# best bolt action?



## FISH (Jul 14, 2002)

what do you guys think is the best bolt action out there right now? 
imo
ruger mark ll m77 is hard to beat
i also like winchester model 70.
how about you guys?


----------



## Violator22 (Nov 10, 2004)

Out of the Box, easily the Savage Bolt actions, well know for out of the box reliability and accuracy, I am partial to the European Classic in 270 myself. Winchester is dead, and Ruger is the only other one on the block that I think comes close. Les


----------



## Little Roober (Jun 17, 2004)

I love my dad's Tikka .270. I'd have to go with Tikka then Savage.


----------



## Nick Adams (Mar 10, 2005)

I have a pair of the older, tang safety Ruger 77's.

I have always wanted a Cooper.
http://www.cooperfirearms.com/order.html

I think the Savages are currently the best value for the money in a bolt gun.

-na


----------



## malainse (Sep 2, 2002)

FISH said:


> what do you guys think is the best bolt action out there right now?



The BEST: One that is comfortable and you can shoot confidently......


----------



## Gramps (Jan 19, 2007)

FISH said:


> what do you guys think is the best bolt action out there right now?
> imo
> ruger mark ll m77 is hard to beat
> i also like winchester model 70.
> how about you guys?


you can't beat a ruger,i have been shooting them for over 20 years now.
My favorite is my M77 stainlees steel with a laminated stock. On the top i have a Nikon 3-9 x 50, its a .338 magnum, i shoot 180 grain noslers for whitetail and smaller sized animals and 250 grain noslers for big game.


----------



## M1Garand (Apr 12, 2006)

I'm partial to Remington M700's. I let my buddy shot my 270 and with my reloads and he shot a golf ball off the post at 100 yards with the first shot. It also groups 5 like this at 100 yards with these loads:


----------



## Huntsman27 (Sep 29, 2004)

It all comes down to what you like. Some guys have to have all the pretty wood and such, some like synthetics. For me, The Savages and Rem 700s seem to get the job done. Accuracy and no fiddling around. You can pay far more for some guns. 
Les is right about Winchester being dead [read no new production] other than those glorified Benelli type autoloaders that look like a space gun.
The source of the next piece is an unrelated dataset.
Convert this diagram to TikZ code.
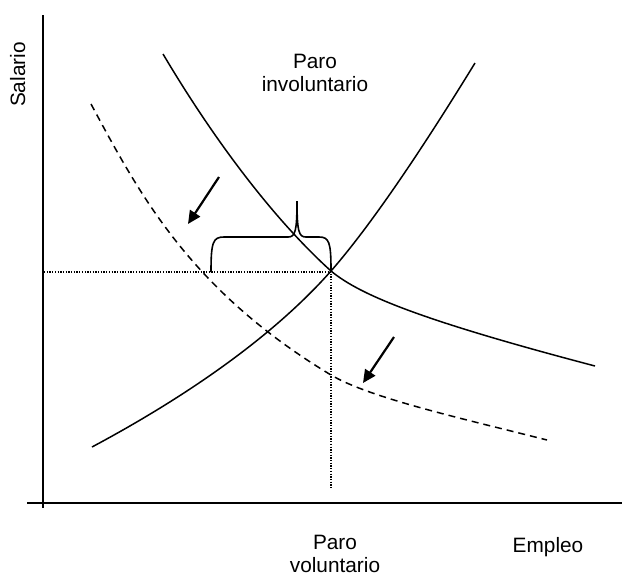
\documentclass[tikz,border=0pt]{standalone}
\usepackage{fontspec}
\setmainfont{Liberation Sans}
\usetikzlibrary{arrows.meta}
\begin{document}
\begin{tikzpicture}[x=1pt,y=-1pt,
  lbl/.style={inner sep=0pt,font=\fontsize{20.8}{23}\selectfont,align=center},
  axis/.style={line width=1.8pt},
  curve/.style={line width=1.5pt},
  dcurve/.style={line width=1.5pt,dash pattern=on 7pt off 5pt},
  guide/.style={line width=1.2pt,dash pattern=on 1.3pt off 1.4pt},
  shiftarrow/.style={line width=2.2pt,-{Triangle[length=13pt,width=12pt]}},
  bracestyle/.style={line width=1.6pt}]
\useasboundingbox (0,0) rectangle (622,576);
% axes
\coordinate (ytop) at (43,15);
\coordinate (ybot) at (43,508);
\coordinate (xl) at (27,503);
\coordinate (xr) at (622,503);
\draw[axis] (ytop) -- (ybot);
\draw[axis] (xl) -- (xr);
% equilibrium
\coordinate (E) at (331,271);
\coordinate (Ey) at (44,272);
\coordinate (Ex) at (331,489);
\draw[guide] (Ey) -- (331,272);
\draw[guide] (E) -- (Ex);
% demand
\coordinate (d0) at (163,54);
\coordinate (d1) at (595,366);
\draw[curve] (d0) .. controls (220,150) and (280,225) .. (E)
  .. controls (360,295) and (420,320) .. (d1);
% supply
\coordinate (s0) at (92,447);
\coordinate (s1) at (475,63);
\draw[curve] (s0) .. controls (180,400) and (270,340) .. (E)
  .. controls (380,215) and (440,120) .. (s1);
% shifted demand
\coordinate (n0) at (91,104);
\coordinate (nm) at (331,375);
\coordinate (n1) at (547,440);
\draw[dcurve] (n0) .. controls (140,195) and (190,290) .. (nm)
  .. controls (370,398) and (460,418) .. (n1);
% arrows
\coordinate (a1s) at (219,177);
\coordinate (a1e) at (188,224);
\coordinate (a2s) at (394,337);
\coordinate (a2e) at (363,383);
\draw[shiftarrow] (a1s) -- (a1e);
\draw[shiftarrow] (a2s) -- (a2e);
% brace
\coordinate (bl) at (211,272);
\coordinate (bm) at (297,201);
\coordinate (br) at (331,270);
\draw[bracestyle] (bl) .. controls (211,242) and (213,237) .. (224,237) -- (288,237)
  .. controls (295,237) and (297,232) .. (bm)
  .. controls (297,232) and (299,237) .. (306,237) -- (319,237)
  .. controls (329,237) and (331,242) .. (br);
% labels
\node[lbl,rotate=90,anchor=base] (sal) at (25,74.5) {Salario};
\node[lbl,anchor=north] (pinv) at (315,54) {Paro\\involuntario};
\node[lbl,anchor=north] (pvol) at (335,535) {Paro\\voluntario};
\node[lbl,anchor=base] (emp) at (548,552) {Empleo};
\end{tikzpicture}
\end{document}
Not a big Ruger fan myself. But theres something out there for everyone.
No mention of Kimber M-84s?:lol:


----------



## M1Garand (Apr 12, 2006)

I'll also throw one out there for the CZ's. Great mauser style action on a very reasonably priced rifle. Great shooters also.


----------



## weatherby (Mar 26, 2001)

I like the sako's and browning's


----------



## ESOX (Nov 20, 2000)

I agree with the origonal asessment, Ruger 77's are hard to beat without going custom and breaking the bank.

Winchester 70's have been known for their out of the box accuracy since they came out.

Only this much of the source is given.